Required work
Among the entries below, one stretch runs from the line that contains "Convert this chart" through the line that contains "import * as d3 from 'd3';". Repeat that stretch exactly, ends included, and only that.

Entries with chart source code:
▼
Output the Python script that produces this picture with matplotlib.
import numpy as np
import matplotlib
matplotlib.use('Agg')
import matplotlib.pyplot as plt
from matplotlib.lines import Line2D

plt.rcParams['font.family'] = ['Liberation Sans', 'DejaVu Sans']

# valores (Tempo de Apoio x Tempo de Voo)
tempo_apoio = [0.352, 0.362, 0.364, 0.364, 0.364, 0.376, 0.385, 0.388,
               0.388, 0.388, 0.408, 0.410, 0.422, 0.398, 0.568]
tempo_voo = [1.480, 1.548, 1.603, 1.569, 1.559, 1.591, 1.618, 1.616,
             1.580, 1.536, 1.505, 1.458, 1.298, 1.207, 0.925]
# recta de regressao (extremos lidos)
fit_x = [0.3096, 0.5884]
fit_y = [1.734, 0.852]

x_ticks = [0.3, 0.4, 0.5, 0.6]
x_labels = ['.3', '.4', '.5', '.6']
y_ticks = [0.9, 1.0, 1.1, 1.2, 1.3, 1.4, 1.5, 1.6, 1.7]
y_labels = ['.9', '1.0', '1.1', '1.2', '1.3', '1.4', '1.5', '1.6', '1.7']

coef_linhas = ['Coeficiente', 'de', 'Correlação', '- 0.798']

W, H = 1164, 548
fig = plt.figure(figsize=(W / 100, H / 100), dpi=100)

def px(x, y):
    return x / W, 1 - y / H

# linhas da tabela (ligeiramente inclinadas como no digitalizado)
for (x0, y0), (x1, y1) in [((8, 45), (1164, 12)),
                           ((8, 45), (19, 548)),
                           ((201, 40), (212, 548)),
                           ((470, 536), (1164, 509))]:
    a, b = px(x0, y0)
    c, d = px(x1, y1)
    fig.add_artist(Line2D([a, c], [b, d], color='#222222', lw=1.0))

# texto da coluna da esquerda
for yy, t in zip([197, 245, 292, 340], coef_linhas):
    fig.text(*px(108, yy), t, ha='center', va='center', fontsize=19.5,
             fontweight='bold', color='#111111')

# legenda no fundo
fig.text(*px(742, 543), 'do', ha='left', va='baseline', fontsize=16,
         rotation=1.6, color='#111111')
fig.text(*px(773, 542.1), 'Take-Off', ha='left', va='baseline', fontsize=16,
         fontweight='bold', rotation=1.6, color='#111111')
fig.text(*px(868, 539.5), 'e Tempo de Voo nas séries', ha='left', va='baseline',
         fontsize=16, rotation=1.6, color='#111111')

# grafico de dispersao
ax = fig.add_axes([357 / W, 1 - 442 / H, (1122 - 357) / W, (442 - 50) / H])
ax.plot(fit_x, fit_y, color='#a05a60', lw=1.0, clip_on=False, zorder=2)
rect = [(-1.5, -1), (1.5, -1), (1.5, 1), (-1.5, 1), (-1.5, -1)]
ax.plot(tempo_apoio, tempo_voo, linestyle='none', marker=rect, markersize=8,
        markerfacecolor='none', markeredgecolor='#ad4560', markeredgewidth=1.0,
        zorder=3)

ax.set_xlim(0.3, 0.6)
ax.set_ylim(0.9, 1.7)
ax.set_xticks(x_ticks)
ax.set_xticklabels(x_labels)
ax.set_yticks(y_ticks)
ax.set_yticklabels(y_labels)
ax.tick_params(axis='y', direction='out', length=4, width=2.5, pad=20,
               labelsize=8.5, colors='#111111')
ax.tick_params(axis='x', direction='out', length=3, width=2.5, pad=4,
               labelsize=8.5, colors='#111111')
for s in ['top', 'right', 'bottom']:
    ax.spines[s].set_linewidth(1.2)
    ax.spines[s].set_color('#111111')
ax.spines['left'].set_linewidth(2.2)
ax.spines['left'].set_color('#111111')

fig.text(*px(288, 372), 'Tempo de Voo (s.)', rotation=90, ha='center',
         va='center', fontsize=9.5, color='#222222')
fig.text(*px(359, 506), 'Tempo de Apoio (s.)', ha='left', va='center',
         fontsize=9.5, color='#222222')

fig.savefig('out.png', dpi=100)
▲
▼
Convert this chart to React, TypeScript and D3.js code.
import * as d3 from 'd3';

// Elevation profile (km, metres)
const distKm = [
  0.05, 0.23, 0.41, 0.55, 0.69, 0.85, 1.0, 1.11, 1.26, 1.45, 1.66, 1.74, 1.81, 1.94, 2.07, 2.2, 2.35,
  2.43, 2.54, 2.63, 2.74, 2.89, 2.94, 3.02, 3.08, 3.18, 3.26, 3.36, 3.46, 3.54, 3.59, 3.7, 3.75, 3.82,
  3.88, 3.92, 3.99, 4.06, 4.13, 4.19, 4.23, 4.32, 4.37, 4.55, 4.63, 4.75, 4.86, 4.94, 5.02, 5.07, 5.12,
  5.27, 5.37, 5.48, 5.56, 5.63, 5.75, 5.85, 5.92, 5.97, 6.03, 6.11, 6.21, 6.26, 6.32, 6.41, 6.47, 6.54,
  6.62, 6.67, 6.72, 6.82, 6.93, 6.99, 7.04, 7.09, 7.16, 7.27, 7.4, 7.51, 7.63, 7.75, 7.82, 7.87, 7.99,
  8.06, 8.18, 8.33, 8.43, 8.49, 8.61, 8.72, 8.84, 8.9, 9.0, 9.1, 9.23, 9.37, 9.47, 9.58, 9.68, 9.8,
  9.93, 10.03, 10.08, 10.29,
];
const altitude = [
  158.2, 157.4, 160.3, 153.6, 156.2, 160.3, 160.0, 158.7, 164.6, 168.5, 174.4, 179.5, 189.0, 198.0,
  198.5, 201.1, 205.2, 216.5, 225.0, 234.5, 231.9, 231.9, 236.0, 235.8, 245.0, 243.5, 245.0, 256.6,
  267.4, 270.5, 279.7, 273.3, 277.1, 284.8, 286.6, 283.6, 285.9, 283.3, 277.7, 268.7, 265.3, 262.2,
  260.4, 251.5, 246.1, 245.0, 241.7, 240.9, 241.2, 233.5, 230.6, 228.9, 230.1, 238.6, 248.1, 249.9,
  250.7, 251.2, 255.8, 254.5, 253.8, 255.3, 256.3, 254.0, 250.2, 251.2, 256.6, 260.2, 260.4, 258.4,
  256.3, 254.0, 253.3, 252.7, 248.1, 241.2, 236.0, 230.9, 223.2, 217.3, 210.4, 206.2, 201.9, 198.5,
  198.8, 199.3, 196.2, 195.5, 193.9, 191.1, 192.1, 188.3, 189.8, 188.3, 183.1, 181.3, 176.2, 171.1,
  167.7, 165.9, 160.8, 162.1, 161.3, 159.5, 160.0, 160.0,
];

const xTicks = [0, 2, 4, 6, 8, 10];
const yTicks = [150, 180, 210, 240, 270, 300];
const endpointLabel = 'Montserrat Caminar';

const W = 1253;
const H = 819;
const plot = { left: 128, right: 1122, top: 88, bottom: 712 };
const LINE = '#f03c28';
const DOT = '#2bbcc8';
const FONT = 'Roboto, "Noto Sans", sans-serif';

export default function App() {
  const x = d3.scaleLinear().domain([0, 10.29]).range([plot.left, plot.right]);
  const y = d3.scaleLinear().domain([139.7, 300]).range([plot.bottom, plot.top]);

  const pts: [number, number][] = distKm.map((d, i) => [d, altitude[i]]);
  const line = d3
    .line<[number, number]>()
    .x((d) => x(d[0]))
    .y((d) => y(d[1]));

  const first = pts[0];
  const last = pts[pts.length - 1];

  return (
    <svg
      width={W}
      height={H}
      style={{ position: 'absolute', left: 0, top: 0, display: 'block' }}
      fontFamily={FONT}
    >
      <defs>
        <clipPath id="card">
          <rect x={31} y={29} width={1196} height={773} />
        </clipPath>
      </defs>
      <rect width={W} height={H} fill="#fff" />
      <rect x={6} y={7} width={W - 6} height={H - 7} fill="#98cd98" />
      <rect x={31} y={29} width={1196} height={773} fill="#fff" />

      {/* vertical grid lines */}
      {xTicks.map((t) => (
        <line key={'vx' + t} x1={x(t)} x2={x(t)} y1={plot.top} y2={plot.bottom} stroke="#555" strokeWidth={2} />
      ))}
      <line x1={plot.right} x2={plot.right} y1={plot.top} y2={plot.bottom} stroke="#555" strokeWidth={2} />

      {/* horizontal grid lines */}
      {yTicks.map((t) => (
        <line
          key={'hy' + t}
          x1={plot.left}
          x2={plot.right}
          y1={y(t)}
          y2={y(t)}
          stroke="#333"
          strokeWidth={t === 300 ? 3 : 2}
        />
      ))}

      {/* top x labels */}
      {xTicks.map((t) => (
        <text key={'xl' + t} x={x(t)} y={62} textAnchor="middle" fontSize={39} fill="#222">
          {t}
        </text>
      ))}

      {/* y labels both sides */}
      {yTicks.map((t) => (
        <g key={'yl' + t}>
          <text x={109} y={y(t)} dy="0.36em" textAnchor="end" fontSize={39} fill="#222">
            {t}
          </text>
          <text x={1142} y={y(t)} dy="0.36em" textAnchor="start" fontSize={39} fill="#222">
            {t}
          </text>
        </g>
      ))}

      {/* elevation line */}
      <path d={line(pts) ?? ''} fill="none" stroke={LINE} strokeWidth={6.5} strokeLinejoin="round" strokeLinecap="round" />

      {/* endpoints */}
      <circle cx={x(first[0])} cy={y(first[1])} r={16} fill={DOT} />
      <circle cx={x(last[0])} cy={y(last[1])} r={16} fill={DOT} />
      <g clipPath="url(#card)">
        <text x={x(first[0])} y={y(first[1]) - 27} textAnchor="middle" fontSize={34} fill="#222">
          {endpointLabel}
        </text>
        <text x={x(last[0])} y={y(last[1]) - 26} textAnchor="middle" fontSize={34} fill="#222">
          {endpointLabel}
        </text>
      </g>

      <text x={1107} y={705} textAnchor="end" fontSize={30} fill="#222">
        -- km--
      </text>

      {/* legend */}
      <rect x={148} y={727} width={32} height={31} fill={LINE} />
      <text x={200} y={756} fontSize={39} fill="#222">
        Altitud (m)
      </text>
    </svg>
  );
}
▲
Completed exercise
Convert this chart to React, TypeScript and D3.js code.
import * as d3 from 'd3';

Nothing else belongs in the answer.